A group of our diabetic patients with poor control (with HbA1c >10%) were followed up for 4 months, during which proper control was performed (aiming to reduce HbA1c to normal values). They showed a high significant reduction in serum VEGF concentrations compared with their levels before proper control (Table 6). These findings were in agreement with Valabhji et al33 who observed that serum VEGF reduced significantly with improved control for 2 years of prospective follow-up of a group of diabetic patients. Chiarelli et al48 also found a significant reduction in serum VEGF in poorly controlled diabetic patients with HbA1c >10% when their HbA1c were corrected below 7% through 2 years follow-up. The effects of proper glycaemic control may remove the stimulating effect of hyperglycaemia on VEGF secretion and may help to ameliorate or slowdown the progress of micro- and macrovascular complications with their resulting ischaemia, which is the strongest triggering factor for VEGF secretion.

Another group of our patients with proliferative diabetic retinopathy performed PRP and a prospective 4 months follow-up was done to study the effect of proper management of PDR by PRP on the serum VEGF. They showed a highly significant reduction in the serum VEGF compared with their values before PRP performance (Table 7). These observations agreed with the findings of Lip et al,49 Shinoda et al,50 and Endo et al,51 who detected a significant reduction in serum VEGF in a studied group of patients with PDR when performed effective PRP in 4 months follow-up.

These results may be explained by the beneficial effects of PRP on vision improvement, which remove the threat of impaired vision from the patients.

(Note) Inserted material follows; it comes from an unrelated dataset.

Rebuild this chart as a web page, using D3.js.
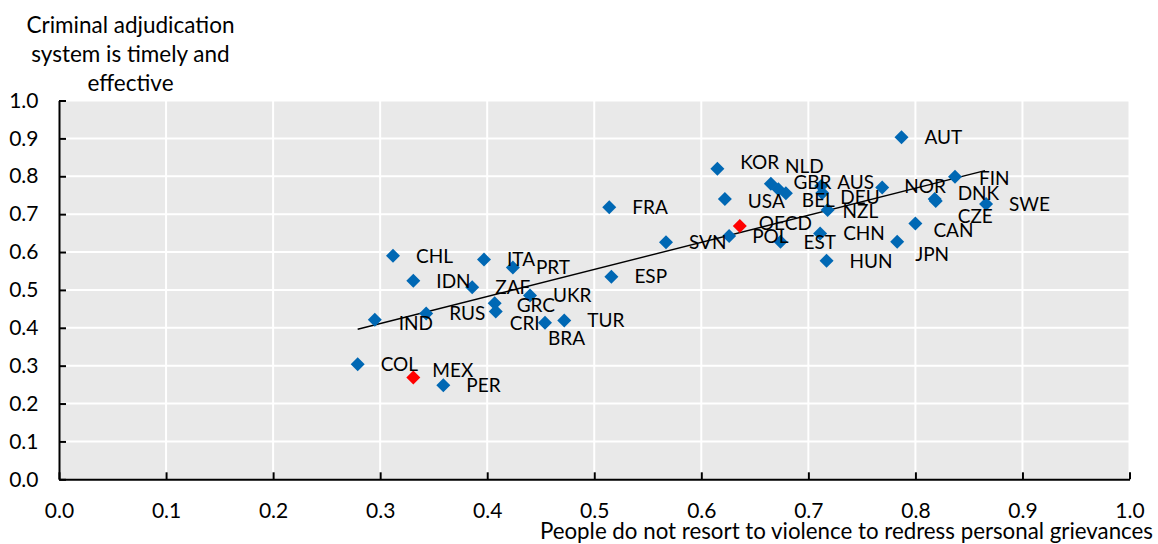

In addition, PRP may cause ablation of many retinal cells capable of secreting VEGF such as retinal pigment epithelial ceils, pericytes, endothelial cells, Muller cells, and astrocytes.37, 51

Conclusion

The serum VEGF is significantly increased in diabetic patients especially with micro- and macrovascular complications and this elevation of VEGF was reduced in uncontrolled diabetic patients with proper glycaemic control, and in patients with PDR with proper PRP, indicating that VEGF is an angiogenic factor that reflects the degree of neovascularization in diabetic complications.

The content has not been published or submitted for publication elsewhere. The protocol for the research project has been approved by a suitably constituted ethics committee of the institution within which the study was undertaken and it conforms to the provisions of the Declaration of Helsinki in 1995 (as revised in Tokyo 2004).

The subject gave informed consent and the patient anonymity preserved.